TASK STATEMENT> Print the lines of the listing below verbatim from its first line through the line bearing "import * as". Any pictures are to be omitted.

INFORMATION SUPPLIED>

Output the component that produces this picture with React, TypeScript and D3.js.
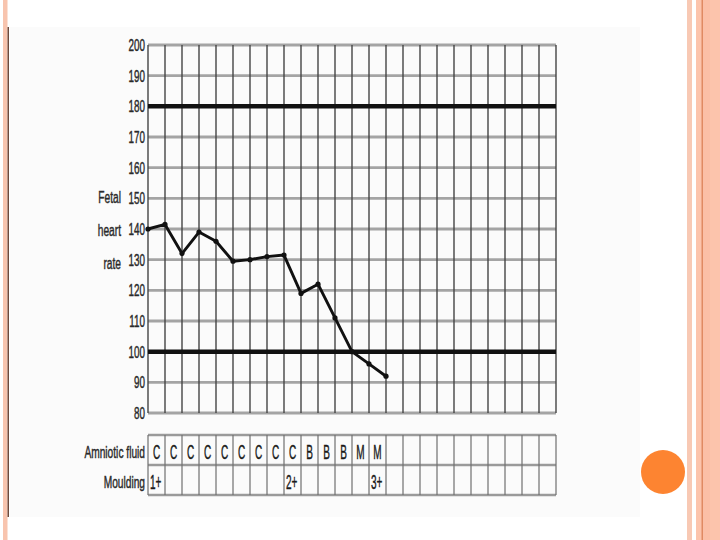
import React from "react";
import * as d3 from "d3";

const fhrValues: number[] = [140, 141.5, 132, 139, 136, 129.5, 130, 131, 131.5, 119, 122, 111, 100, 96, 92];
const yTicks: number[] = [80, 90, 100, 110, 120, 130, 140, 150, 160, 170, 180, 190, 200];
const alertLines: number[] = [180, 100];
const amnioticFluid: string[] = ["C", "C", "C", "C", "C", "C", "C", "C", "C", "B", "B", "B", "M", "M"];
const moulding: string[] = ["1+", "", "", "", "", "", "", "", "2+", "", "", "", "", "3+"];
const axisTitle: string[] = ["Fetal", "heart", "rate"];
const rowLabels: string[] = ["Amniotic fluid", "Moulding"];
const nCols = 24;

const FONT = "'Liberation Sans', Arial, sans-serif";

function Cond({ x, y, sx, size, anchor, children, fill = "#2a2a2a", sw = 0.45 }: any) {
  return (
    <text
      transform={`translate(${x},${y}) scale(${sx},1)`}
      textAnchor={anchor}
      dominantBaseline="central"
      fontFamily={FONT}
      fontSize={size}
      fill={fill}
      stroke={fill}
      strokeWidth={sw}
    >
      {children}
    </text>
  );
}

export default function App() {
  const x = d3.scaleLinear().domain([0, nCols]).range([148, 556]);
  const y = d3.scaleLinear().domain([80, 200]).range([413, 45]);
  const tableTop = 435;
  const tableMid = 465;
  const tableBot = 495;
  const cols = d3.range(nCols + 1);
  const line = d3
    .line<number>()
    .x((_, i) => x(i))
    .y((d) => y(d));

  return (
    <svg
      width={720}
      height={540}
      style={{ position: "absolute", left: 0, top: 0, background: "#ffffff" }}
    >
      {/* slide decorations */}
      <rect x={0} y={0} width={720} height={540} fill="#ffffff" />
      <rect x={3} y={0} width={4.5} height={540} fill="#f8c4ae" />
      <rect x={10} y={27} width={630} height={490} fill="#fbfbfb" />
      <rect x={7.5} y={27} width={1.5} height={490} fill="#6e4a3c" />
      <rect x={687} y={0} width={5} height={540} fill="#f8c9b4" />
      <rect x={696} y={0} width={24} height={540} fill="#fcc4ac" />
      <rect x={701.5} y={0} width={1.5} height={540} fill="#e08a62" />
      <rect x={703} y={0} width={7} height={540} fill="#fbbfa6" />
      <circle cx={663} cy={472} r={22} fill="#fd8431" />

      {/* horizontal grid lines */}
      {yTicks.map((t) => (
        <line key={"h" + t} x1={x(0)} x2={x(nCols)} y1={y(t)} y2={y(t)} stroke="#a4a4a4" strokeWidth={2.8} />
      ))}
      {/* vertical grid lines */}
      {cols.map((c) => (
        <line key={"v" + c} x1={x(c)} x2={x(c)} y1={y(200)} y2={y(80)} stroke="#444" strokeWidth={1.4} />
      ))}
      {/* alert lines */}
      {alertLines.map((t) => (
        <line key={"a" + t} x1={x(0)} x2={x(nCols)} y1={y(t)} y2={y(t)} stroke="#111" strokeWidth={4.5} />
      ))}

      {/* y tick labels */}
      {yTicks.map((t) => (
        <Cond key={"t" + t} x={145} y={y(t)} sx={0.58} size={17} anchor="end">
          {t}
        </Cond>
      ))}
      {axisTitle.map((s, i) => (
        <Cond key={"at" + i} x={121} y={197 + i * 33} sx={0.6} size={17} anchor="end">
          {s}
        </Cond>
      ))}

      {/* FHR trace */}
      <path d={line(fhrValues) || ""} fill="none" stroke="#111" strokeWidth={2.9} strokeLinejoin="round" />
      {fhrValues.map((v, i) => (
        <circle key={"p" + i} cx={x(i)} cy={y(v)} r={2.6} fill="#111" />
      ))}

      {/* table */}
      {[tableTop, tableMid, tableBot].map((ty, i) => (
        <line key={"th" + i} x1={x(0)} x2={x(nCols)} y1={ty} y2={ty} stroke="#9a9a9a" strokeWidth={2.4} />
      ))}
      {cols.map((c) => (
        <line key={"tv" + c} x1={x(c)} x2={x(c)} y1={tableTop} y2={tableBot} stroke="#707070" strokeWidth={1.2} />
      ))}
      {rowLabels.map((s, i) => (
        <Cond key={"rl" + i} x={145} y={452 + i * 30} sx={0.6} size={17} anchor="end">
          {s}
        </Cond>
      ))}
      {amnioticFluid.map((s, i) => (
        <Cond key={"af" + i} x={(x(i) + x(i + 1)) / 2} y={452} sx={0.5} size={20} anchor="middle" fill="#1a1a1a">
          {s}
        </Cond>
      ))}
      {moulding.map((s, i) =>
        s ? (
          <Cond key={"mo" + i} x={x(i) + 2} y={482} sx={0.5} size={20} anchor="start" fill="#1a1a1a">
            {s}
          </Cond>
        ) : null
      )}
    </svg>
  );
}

FINAL RESULT>
Output the component that produces this picture with React, TypeScript and D3.js.
import React from "react";
import * as d3 from "d3";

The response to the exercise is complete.